Someone receiving a job offer navigates different dynamics than someone requesting a raise from a current employer. In the job offer context, the employer has already decided they want you — you're negotiating the terms. In the raise context, you're making a case based on performance, market data, or both, within a relationship that continues regardless of the outcome.
People returning to work after a career break, those transitioning between industries, those moving from individual contributor roles to management, and those navigating pay equity concerns within their organization all face distinct considerations. The principles of negotiation share common ground, but the specifics vary enough that what worked in one context may not translate directly to another.
Understanding your market value is where most people start. This involves researching what people in comparable roles, with comparable experience, earn in comparable markets — using sources like publicly available salary surveys, government wage data, professional associations, job postings with listed ranges, and peer networks. The challenge is triangulating across sources that each have limitations in terms of sample size, recency, and role specificity.
Negotiating a job offer covers the window between receiving an offer and accepting it — typically the highest-leverage moment in the salary relationship with any employer. This includes when and how to raise compensation, how to evaluate the full package (not just base salary), and how to handle specific scenarios like exploding offers with short deadlines or lowball initial offers.
Asking for a raise or promotion addresses the ongoing compensation relationship with a current employer. This involves timing conversations strategically (budget cycles, performance review periods, post-achievement moments), building a case with evidence, and understanding how internal advocacy differs from external negotiation.
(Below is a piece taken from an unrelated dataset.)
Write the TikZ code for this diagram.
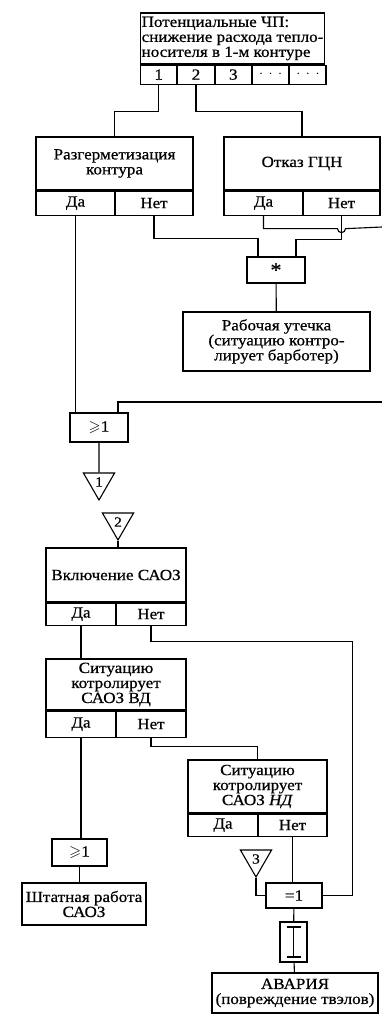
\documentclass[tikz,border=0pt]{standalone}
\usepackage{amsmath,amssymb}
\usepackage{fontspec}
\setmainfont[FakeStretch=1.1,FakeBold=0.6]{Liberation Serif}
\usepackage{tikz}
\usetikzlibrary{positioning,shapes.geometric,calc}

\begin{document}
\begin{tikzpicture}[x=1pt,y=-1pt,line width=1.1pt,
  bx/.style={draw,align=center,inner sep=1pt,font=\fontsize{15.5}{15}\selectfont},
  cell/.style={draw,inner sep=0pt,font=\fontsize{15.5}{15}\selectfont},
  tri/.style={draw,regular polygon,regular polygon sides=3,shape border rotate=180,minimum size=36pt,inner sep=0pt,font=\fontsize{14}{14}\selectfont}]
\useasboundingbox (0,0) rectangle (382,1016);
\node[bx,minimum width=181pt,minimum height=51pt,align=left] (pot) at (232.5,38.5) {Потенциальные ЧП:\\снижение расхода тепло-\\носителя в 1-м контуре};
\node[cell,minimum width=36.2pt,minimum height=19pt,anchor=north west] (p1) at (pot.south west) {1};
\node[cell,minimum width=36.2pt,minimum height=19pt,anchor=north west] (p2) at (p1.north east) {2};
\node[cell,minimum width=36.2pt,minimum height=19pt,anchor=north west] (p3) at (p2.north east) {3};
\node[cell,minimum width=36.2pt,minimum height=19pt,anchor=north west] (p4) at (p3.north east) {$\cdot\,\cdot\,\cdot$};
\node[cell,minimum width=36.2pt,minimum height=19pt,anchor=north west] (p5) at (p4.north east) {$\cdot\,\cdot\,\cdot$};
\node[bx,minimum width=157pt,minimum height=53pt] (rz) at (114.5,163.5) {Разгерметизация\\контура};
\node[cell,minimum width=79pt,minimum height=24pt,anchor=north west] (rzd) at (rz.south west) {Да};
\node[cell,minimum width=78pt,minimum height=24pt,anchor=north east] (rzn) at (rz.south east) {Нет};
\node[bx,minimum width=156pt,minimum height=53pt] (gcn) at (302,163.5) {Отказ ГЦН};
\node[cell,minimum width=79pt,minimum height=24pt,anchor=north west] (gcnd) at (gcn.south west) {Да};
\node[cell,minimum width=77pt,minimum height=24pt,anchor=north east] (gcnn) at (gcn.south east) {Нет};
\node[bx,minimum width=58pt,minimum height=26pt,font=\fontsize{20}{20}\selectfont] (star) at (276,270) {*};
\node[bx,minimum width=187pt,minimum height=59pt] (leak) at (276.5,341.5) {Рабочая утечка\\(ситуацию контро-\\лирует барботер)};
\node[bx,minimum width=58pt,minimum height=29pt] (or1) at (99,427.5) {$\geqslant$1};
\node[tri] (t1) at (99,482) {1};
\node[tri] (t2) at (118,522) {2};
\node[bx,minimum width=140pt,minimum height=54pt] (incl) at (116,575) {Включение САОЗ};
\node[cell,minimum width=70pt,minimum height=22pt,anchor=north west] (incld) at (incl.south west) {Да};
\node[cell,minimum width=70pt,minimum height=22pt,anchor=north east] (incln) at (incl.south east) {Нет};
\node[bx,minimum width=140pt,minimum height=51pt] (vd) at (116,684.5) {Ситуацию\\котролирует\\САОЗ ВД};
\node[cell,minimum width=70pt,minimum height=26pt,anchor=north west] (vdd) at (vd.south west) {Да};
\node[cell,minimum width=70pt,minimum height=26pt,anchor=north east] (vdn) at (vd.south east) {Нет};
\node[bx,minimum width=139pt,minimum height=53pt] (nd) at (257.5,786.5) {Ситуацию\\котролирует\\САОЗ \textit{НД}};
\node[cell,minimum width=70pt,minimum height=22pt,anchor=north west] (ndd) at (nd.south west) {Да};
\node[cell,minimum width=69pt,minimum height=22pt,anchor=north east] (ndn) at (nd.south east) {Нет};
\node[bx,minimum width=55pt,minimum height=27pt] (or2) at (79.5,852.5) {$\geqslant$1};
\node[bx,minimum width=124pt,minimum height=42pt] (sht) at (84,904) {Штатная работа\\САОЗ};
\node[tri] (t3) at (256,859) {3};
\node[bx,minimum width=56pt,minimum height=25pt] (eq1) at (294,895.5) {=1};
\node[draw,inner sep=0pt,minimum width=27pt,minimum height=40pt] (ib) at (293.5,942) {};
\node[bx,minimum width=166pt,minimum height=40pt] (avar) at (295,993) {АВАРИЯ\\(повреждение твэлов)};
\coordinate (e1) at (382,227);
\coordinate (e2) at (382,402);
\draw ([yshift=15pt]ib.center) -- ([yshift=-15pt]ib.center);
\draw ([xshift=-7pt,yshift=15pt]ib.center) -- ([xshift=7pt,yshift=15pt]ib.center);
\draw ([xshift=-7pt,yshift=-15pt]ib.center) -- ([xshift=7pt,yshift=-15pt]ib.center);
\draw (p1.south) -- ++(0,27) -| (rz.north);
\draw (p2.south) -- ++(0,27) -| (gcn.north);
\draw (rzn.south) -- ++(0,23) -| ([xshift=-18pt]star.north);
\draw (gcnn.south) -- ++(0,24) -| ([xshift=20pt]star.north);
\draw (gcnd.south) -- ++(0,13) -- ($(gcnn.south)+(-4,13)$) arc(180:0:4) -- (e1);
\draw (star) -- (leak);
\draw (rzd.south) -- (rzd.south |- or1.north);
\draw (e2) -| ([xshift=19pt]or1.north);
\draw (or1) -- (t1);
\draw (t2.south) -- (t2.south |- incl.north);
\draw (incld.south) -- (incld.south |- vd.north);
\draw (incln.south) -- ++(0,16) -| ([xshift=30pt]eq1.east) -- (eq1.east);
\draw (vdn.south) -- ++(0,9) -| (nd.north);
\draw (vdd.south) -- (vdd.south |- or2.north);
\draw (or2) -- (or2 |- sht.north);
\draw (ndn.south) -- (ndn.south |- eq1.north);
\draw (t3.south) |- (eq1.west);
\draw (eq1) -- (ib);
\draw (ib) -- (avar);
\end{tikzpicture}
\end{document}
Pay transparency and salary ranges has become its own growing area as more employers are required to post ranges publicly and more employees feel empowered to discuss pay with colleagues. Understanding how to read a posted range — what it signals about where you might realistically land — is a skill in itself.
Equity and non-salary compensation covers the parts of a package beyond base pay. Bonuses structured as a percentage of salary, equity grants that vest over time, signing bonuses that offset unvested equity from a prior employer, and benefits with real dollar value all require their own frameworks to evaluate accurately.
Gender, race, and pay equity in negotiation addresses both the structural pay gaps documented in research and the specific dynamics that affect how negotiation strategies play out differently across demographic groups. This is an area where research is active, findings are sometimes contested, and individual circumstances vary substantially.
Negotiation tactics and frameworks covers the practical side: how to anchor a conversation, how to respond to the question "what are you currently making?" (and whether you're legally required to answer it, which varies by jurisdiction), how to use silence, how to evaluate counteroffers, and how to decline or accept professionally regardless of the outcome.
Each of these subtopics connects back to the same core reality: the principles are learnable, the research offers real guidance, and your individual circumstances — your field, your leverage, your timing, your goals — are what determine which parts of that guidance actually apply to you.